Technology has always been a bit of a thorny problem for an educator. At Summers-Knoll we share the point of view expressed by Jane Healey in her book, "Failure to Connect". (You can find an excerpt here for an example of her reasoning.) Her statement, "The best multimedia, interactive environment is still the real world," resonates with us and informs our approach, especially with the younger children.
Does that mean there is no place for technology? Clearly, students are excited by the extensive opportunities offered by computers and interactive software. There's a huge and understandable desire on the part of their teachers to harness that excitement. There's also a huge pressure on parents to feed their children with technological entertainment. ("But Mom! It promotes hand-eye coordination!") And just as the world of technology is enormous and complex, so are the arguments that surround it. Essential tool or poisonous creator of ADHD? Thought-promoter or thought-destroyer? Social promoter or the end of human connection? There's a lot of attraction and a lot of anxiety to navigate.

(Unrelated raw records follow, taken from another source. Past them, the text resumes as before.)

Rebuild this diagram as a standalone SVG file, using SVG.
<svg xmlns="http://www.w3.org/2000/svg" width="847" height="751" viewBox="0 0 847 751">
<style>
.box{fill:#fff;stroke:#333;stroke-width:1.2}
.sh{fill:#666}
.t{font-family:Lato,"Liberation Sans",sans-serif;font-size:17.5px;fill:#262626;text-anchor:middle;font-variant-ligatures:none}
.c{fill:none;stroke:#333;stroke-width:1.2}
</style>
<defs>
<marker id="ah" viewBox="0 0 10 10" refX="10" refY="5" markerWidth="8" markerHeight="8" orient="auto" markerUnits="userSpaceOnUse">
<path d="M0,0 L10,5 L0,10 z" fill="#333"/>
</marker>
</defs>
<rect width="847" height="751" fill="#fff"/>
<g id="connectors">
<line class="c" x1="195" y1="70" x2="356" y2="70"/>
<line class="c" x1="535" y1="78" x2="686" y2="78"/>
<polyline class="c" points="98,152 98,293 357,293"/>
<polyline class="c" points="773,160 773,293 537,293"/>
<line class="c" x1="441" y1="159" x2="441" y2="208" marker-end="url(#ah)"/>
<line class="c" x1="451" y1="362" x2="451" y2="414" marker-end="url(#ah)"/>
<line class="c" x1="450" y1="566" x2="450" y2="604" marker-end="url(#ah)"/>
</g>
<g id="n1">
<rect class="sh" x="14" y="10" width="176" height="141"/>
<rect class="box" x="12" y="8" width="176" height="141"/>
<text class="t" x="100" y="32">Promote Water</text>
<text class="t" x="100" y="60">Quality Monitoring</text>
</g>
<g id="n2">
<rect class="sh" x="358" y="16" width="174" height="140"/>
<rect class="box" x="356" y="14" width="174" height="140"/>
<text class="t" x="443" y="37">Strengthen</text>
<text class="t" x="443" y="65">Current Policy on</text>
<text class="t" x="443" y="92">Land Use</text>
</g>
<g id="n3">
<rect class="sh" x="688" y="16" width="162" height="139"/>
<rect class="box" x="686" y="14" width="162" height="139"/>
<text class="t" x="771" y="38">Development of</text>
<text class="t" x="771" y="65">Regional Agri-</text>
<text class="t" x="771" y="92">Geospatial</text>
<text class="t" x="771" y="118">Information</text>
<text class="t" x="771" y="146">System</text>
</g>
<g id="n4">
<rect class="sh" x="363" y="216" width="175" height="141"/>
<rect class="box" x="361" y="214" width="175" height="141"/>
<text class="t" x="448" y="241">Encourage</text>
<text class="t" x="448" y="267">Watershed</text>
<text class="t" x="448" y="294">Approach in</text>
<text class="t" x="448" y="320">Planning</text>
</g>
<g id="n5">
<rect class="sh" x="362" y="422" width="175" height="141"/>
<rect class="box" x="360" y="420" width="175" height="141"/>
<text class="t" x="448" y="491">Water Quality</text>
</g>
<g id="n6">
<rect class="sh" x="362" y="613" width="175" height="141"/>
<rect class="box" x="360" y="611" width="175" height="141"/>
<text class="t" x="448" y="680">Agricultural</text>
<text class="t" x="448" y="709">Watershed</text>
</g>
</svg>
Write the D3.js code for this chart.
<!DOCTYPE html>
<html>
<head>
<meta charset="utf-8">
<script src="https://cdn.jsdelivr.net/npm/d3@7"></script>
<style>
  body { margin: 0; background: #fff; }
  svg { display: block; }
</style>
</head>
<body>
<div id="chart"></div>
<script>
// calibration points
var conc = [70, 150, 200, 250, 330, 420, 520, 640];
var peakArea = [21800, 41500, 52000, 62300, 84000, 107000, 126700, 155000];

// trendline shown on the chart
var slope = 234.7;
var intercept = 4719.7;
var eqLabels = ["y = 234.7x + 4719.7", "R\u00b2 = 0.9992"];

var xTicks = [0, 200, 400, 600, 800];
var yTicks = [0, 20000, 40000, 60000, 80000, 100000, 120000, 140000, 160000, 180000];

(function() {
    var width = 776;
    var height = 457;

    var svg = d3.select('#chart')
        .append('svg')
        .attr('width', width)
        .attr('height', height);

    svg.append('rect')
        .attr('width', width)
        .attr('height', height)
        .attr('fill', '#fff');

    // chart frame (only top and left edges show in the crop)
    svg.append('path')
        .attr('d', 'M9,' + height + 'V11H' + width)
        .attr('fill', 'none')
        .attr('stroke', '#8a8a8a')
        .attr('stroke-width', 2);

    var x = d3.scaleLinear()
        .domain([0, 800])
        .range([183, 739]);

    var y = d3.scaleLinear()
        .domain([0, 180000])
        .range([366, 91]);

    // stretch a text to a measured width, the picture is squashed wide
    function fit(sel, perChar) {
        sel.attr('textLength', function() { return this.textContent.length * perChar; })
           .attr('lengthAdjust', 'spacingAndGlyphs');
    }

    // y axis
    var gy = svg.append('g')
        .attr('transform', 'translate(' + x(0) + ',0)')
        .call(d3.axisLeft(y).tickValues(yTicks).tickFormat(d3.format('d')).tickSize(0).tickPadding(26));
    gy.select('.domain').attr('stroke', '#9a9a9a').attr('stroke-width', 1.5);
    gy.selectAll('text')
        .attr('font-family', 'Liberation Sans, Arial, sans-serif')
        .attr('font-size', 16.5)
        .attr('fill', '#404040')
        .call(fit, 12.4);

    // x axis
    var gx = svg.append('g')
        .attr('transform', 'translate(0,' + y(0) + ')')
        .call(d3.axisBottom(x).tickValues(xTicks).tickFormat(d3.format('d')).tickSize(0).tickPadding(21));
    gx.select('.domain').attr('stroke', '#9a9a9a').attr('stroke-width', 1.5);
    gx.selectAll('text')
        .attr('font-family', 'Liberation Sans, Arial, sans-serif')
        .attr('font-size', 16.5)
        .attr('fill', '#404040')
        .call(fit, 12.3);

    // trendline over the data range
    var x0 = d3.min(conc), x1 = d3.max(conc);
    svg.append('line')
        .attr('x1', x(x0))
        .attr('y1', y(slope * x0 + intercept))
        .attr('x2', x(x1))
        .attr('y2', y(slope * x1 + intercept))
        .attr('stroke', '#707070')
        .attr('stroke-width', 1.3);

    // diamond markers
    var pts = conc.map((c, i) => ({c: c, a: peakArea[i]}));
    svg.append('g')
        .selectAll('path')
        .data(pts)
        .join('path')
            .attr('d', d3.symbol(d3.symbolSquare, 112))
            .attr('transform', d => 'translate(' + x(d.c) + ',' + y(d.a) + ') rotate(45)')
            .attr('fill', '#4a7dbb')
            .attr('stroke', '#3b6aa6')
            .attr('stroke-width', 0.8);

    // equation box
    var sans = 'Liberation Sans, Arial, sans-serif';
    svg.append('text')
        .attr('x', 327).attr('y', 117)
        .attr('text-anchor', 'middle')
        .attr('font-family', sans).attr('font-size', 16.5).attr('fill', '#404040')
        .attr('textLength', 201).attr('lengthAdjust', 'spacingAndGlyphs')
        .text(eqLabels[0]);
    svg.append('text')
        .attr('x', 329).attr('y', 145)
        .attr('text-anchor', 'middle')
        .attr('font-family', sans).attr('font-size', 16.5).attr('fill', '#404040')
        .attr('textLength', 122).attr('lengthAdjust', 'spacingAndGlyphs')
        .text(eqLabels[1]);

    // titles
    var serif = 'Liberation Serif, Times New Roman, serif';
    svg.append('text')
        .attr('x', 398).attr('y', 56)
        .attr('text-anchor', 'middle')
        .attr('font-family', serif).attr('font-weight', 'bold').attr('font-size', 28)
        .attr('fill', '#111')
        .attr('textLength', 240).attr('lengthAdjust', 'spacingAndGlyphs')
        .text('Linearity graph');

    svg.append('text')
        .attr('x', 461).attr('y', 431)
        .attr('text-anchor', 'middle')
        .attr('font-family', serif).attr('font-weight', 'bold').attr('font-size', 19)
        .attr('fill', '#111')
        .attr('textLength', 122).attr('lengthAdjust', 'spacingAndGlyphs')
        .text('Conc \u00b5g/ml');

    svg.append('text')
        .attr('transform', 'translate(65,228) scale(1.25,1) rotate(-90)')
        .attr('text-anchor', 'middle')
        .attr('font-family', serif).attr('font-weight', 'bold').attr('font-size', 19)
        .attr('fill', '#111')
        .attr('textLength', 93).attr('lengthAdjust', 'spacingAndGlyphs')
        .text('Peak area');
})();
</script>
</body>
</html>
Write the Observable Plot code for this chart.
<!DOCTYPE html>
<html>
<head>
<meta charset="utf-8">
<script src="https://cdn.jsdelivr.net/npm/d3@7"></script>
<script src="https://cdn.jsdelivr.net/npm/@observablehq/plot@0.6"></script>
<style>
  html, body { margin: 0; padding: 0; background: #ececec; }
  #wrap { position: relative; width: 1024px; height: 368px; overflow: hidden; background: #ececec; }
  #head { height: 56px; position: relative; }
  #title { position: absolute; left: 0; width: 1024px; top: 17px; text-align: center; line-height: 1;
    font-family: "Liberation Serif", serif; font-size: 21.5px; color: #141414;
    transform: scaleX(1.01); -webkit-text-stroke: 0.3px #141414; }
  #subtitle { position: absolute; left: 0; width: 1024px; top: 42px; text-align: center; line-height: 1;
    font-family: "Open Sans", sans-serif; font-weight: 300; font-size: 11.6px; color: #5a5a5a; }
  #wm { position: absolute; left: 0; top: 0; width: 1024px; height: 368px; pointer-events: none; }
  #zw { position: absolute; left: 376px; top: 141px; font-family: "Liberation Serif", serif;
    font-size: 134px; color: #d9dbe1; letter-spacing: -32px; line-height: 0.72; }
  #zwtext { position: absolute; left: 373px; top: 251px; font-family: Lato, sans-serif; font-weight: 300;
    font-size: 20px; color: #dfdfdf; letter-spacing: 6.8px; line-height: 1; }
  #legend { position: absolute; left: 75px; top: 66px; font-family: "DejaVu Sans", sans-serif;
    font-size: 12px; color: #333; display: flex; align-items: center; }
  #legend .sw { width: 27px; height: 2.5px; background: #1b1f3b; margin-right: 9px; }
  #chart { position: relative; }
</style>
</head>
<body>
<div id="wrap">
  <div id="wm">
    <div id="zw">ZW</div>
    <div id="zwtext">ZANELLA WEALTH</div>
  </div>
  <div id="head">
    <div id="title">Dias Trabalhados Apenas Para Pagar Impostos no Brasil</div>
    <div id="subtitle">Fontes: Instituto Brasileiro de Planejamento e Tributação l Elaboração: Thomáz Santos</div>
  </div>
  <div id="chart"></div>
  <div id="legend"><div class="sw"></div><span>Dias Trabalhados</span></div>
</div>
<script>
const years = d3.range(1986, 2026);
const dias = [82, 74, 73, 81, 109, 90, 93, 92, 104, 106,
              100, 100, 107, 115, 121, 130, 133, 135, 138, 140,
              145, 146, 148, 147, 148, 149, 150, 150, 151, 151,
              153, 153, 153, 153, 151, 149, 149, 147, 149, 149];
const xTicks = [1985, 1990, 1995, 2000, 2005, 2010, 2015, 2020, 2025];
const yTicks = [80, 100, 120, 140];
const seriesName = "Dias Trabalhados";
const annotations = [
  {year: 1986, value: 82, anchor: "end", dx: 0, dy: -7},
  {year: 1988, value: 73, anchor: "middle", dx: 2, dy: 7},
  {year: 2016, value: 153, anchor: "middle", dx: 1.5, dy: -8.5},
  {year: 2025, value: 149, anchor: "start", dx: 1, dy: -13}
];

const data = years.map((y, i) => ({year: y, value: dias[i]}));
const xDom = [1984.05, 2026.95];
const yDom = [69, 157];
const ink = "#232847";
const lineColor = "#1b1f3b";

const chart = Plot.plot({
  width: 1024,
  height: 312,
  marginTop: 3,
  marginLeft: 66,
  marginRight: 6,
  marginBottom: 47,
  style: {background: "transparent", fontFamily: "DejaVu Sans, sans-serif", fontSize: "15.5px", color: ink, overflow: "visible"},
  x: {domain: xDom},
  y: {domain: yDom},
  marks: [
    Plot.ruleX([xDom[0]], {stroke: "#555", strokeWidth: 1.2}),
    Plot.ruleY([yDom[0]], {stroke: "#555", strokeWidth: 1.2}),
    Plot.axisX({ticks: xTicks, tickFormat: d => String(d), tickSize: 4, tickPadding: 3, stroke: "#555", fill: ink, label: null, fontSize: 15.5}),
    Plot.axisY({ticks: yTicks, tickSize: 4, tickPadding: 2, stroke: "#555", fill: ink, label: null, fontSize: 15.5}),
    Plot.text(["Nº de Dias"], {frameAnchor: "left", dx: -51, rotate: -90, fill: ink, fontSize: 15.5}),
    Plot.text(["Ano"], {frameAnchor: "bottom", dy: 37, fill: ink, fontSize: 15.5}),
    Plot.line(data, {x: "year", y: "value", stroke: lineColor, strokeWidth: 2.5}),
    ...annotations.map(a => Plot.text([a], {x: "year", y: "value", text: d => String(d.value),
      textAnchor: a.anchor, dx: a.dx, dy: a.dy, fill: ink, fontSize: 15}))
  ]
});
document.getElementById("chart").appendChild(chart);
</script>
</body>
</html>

It has to be all in the choices and the applications: educational technology comes in many forms. Some are useful and some are emphatically not. Some can be used creatively and with original thinking; some cannot. It doesn't help that this is a powerful, multi-billion dollar industry with a lot at stake, and the research is conflicting and flawed by self-interest. Here's an insightful New York Times article that describes some of the vagaries of educational software research.
At Summers-Knoll we'll continue to be wary. We'll avoid technology with the younger children. We'll choose software with the older students that demands independent thought, analysis and creativity. And we'll continue to watch and question.